> Given exercise
Where a line holds the word "this", copy that line.

> Supplied records

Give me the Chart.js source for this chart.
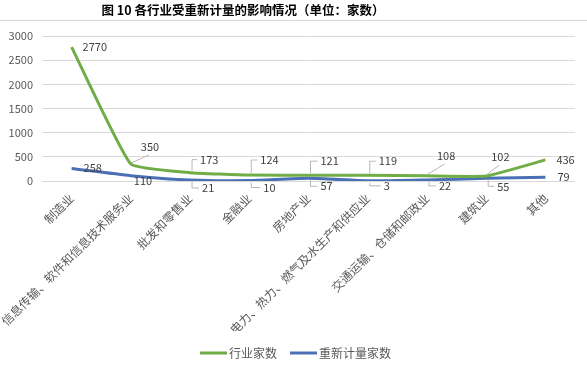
<!DOCTYPE html>
<html><head><meta charset="utf-8">
<script src="https://cdn.jsdelivr.net/npm/chart.js@4"></script>
<style>html,body{margin:0;padding:0;background:#fff}#wrap{width:587px;height:369px}</style>
</head><body><div id="wrap"><canvas id="c" width="587" height="369"></canvas></div>
<script>
const categories = ['制造业','信息传输、软件和信息技术服务业','批发和零售业','金融业','房地产业','电力、热力、燃气及水生产和供应业','交通运输、仓储和邮政业','建筑业','其他'];
const industryCount = [2770,350,173,124,121,119,108,102,436];
const remeasuredCount = [258,110,21,10,57,3,22,55,79];
const yTicks = [0,500,1000,1500,2000,2500,3000];
const titleText = '图 10 各行业受重新计量的影响情况（单位：家数）';
const FONT = '"Noto Sans CJK SC", "Noto Sans", sans-serif';

// label placement: [dx, dy, leader type]
const labelLayout = {
  0: [[11,0,'none'],[10,-17,'diag'],[10,-13,'up'],[11,-15,'up'],[12,-14,'up'],[11,-14,'up'],[10,-20,'diag'],[5,-19,'diag'],[11,0,'none']],
  1: [[12,-1,'none'],[3,5,'none'],[12,8,'down'],[14,7,'down'],[12,8,'down'],[16,5,'down'],[12,6,'down'],[11,8,'down'],[12,0,'none']]
};
// legend item start positions
const legendX = [200, 290];
const legendY = 353;

const overlay = {
  id:'overlay',
  afterDraw(chart){
    const ctx = chart.ctx;
    ctx.save();
    ctx.font = 'bold 12.5px ' + FONT;
    ctx.fillStyle = '#000';
    ctx.textAlign = 'center'; ctx.textBaseline = 'middle';
    ctx.fillText(titleText, 243, 10);
    ctx.strokeStyle = '#d9d9d9'; ctx.lineWidth = 1;
    ctx.beginPath(); ctx.moveTo(0,20.5); ctx.lineTo(587,20.5); ctx.stroke();
    ctx.font = '11px ' + FONT;
    ctx.fillStyle = '#404040';
    ctx.textAlign = 'left';
    chart.data.datasets.forEach((ds, di) => {
      const meta = chart.getDatasetMeta(di);
      meta.data.forEach((pt, i) => {
        const [dx, dy, lead] = labelLayout[di][i];
        const lx = pt.x + dx, ly = pt.y + dy;
        ctx.strokeStyle = '#a6a6a6'; ctx.lineWidth = 0.8;
        if (lead === 'up' || lead === 'down') {
          const bx = pt.x + 2;
          ctx.beginPath(); ctx.moveTo(bx, pt.y + (lead==='up'?-2:2)); ctx.lineTo(bx, ly); ctx.lineTo(lx - 3, ly); ctx.stroke();
        } else if (lead === 'diag') {
          ctx.beginPath(); ctx.moveTo(pt.x, pt.y - 1); ctx.lineTo(lx + 8, ly + 8); ctx.stroke();
        }
        ctx.fillText(String(ds.data[i]), lx, ly);
      });
      // legend
      const x0 = legendX[di];
      ctx.strokeStyle = ds.borderColor; ctx.lineWidth = 3;
      ctx.beginPath(); ctx.moveTo(x0, legendY); ctx.lineTo(x0 + 27, legendY); ctx.stroke();
      ctx.font = '12px ' + FONT; ctx.fillStyle = '#595959';
      ctx.fillText(ds.label, x0 + 29, legendY);
      ctx.font = '11px ' + FONT; ctx.fillStyle = '#404040';
    });
    ctx.restore();
  }
};

new Chart(document.getElementById('c'), {
  type:'line',
  data:{
    labels: categories,
    datasets:[
      {label:'行业家数', data: industryCount, borderColor:'#70ad47', backgroundColor:'#70ad47', borderWidth:3, pointRadius:0, tension:0.12},
      {label:'重新计量家数', data: remeasuredCount, borderColor:'#4a6fb5', backgroundColor:'#4a6fb5', borderWidth:3, pointRadius:0, tension:0.2}
    ]
  },
  options:{
    responsive:false, animation:false,
    layout:{padding:{top:36,right:12,left:0,bottom:38}},
    plugins:{
      title:{display:false},
      tooltip:{enabled:false},
      legend:{display:false}
    },
    scales:{
      x:{offset:true, grid:{display:false}, border:{display:false},
         afterFit(s){ s.height = 150; },
         ticks:{color:'#595959', font:{family:FONT, size:12}, maxRotation:45, minRotation:45, autoSkip:false, padding:2}},
      y:{min:0, max:3000, afterBuildTicks(s){ s.ticks = yTicks.map(v=>({value:v})); },
         afterFit(s){ s.width = 42; },
         grid:{color:'#d9d9d9', drawTicks:false}, border:{display:false},
         ticks:{color:'#595959', font:{family:FONT, size:11}, padding:9, callback:v=>String(v)}}
    }
  },
  plugins:[overlay]
});
</script></body></html>
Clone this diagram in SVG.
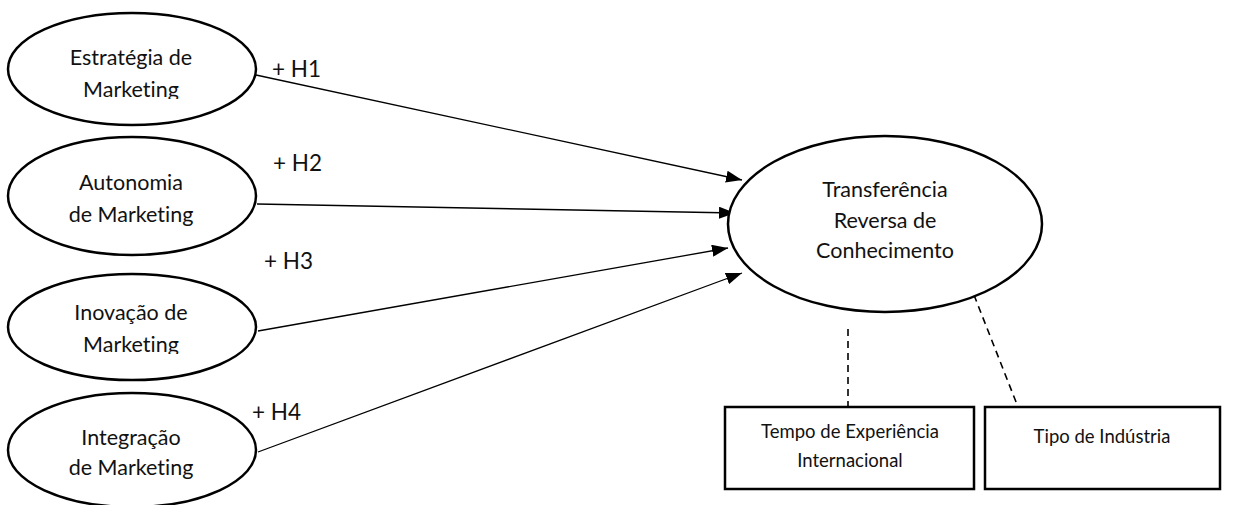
<svg xmlns="http://www.w3.org/2000/svg" width="1248" height="505" viewBox="0 0 1248 505">
<style>
.node ellipse, .node rect { fill: #fff; stroke: #000; stroke-width: 2.5; }
text { font-family: Lato, "Open Sans", "Liberation Sans", sans-serif; fill: #111; text-anchor: middle; font-variant-ligatures: none; font-feature-settings: "liga" 0, "clig" 0; }
.t18 { font-size: 21.5px; }
.t20 { font-size: 21.5px; }
.t15 { font-size: 18.5px; }
.lbl { font-size: 22.5px; text-anchor: start; }
.edge { stroke: #000; stroke-width: 1.3; fill: none; }
.dash { stroke: #000; stroke-width: 1.6; stroke-dasharray: 7 5; fill: none; }
</style>
<defs>
<marker id="arr" viewBox="0 0 16 12" refX="16" refY="6" markerWidth="16" markerHeight="12" markerUnits="userSpaceOnUse" orient="auto">
<path d="M0,0 L16,6 L0,12 z" fill="#000"/>
</marker>
<clipPath id="c1"><rect x="0" y="0" width="300" height="99"/></clipPath>
<clipPath id="c3"><rect x="0" y="260" width="300" height="94"/></clipPath>
</defs>
<rect width="1248" height="505" fill="#fff"/>
<g id="connectors">
<line class="edge" x1="256" y1="75" x2="742" y2="180" marker-end="url(#arr)"/>
<line class="edge" x1="257" y1="204" x2="735" y2="213" marker-end="url(#arr)"/>
<line class="edge" x1="258" y1="331" x2="728" y2="248" marker-end="url(#arr)"/>
<line class="edge" x1="258" y1="452" x2="742" y2="273" marker-end="url(#arr)"/>
<line class="dash" x1="848" y1="329" x2="848" y2="407"/>
<line class="dash" x1="974" y1="295" x2="1018" y2="407"/>
<text class="lbl" x="272" y="77">+ H1</text>
<text class="lbl" x="273" y="171">+ H2</text>
<text class="lbl" x="264" y="269">+ H3</text>
<text class="lbl" x="252" y="420">+ H4</text>
</g>
<g id="n1" class="node">
<ellipse cx="132" cy="69" rx="124" ry="56"/>
<g clip-path="url(#c1)">
<text class="t18" x="131" y="65">Estratégia de</text>
<text class="t18" x="131" y="97">Marketing</text>
</g>
</g>
<g id="n2" class="node">
<ellipse cx="132" cy="196" rx="124" ry="59"/>
<text class="t18" x="131" y="190">Autonomia</text>
<text class="t18" x="131" y="222">de Marketing</text>
</g>
<g id="n3" class="node">
<ellipse cx="132" cy="327" rx="124" ry="53"/>
<g clip-path="url(#c3)">
<text class="t18" x="131" y="320">Inovação de</text>
<text class="t18" x="131" y="352">Marketing</text>
</g>
</g>
<g id="n4" class="node">
<ellipse cx="132" cy="450" rx="124" ry="57"/>
<text class="t18" x="131" y="445">Integração</text>
<text class="t18" x="131" y="475">de Marketing</text>
</g>
<g id="n5" class="node">
<ellipse cx="885" cy="224" rx="157" ry="88"/>
<text class="t20" x="885" y="197">Transferência</text>
<text class="t20" x="885" y="228">Reversa de</text>
<text class="t20" x="885" y="258">Conhecimento</text>
</g>
<g id="n6" class="node">
<rect x="725" y="407" width="249" height="82"/>
<text class="t15" x="850" y="438">Tempo de Experiência</text>
<text class="t15" x="850" y="467">Internacional</text>
</g>
<g id="n7" class="node">
<rect x="985" y="407" width="235" height="82"/>
<text class="t15" x="1102" y="443">Tipo de Indústria</text>
</g>
</svg>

> Reply
Give me the Chart.js source for this chart.
Clone this diagram in SVG.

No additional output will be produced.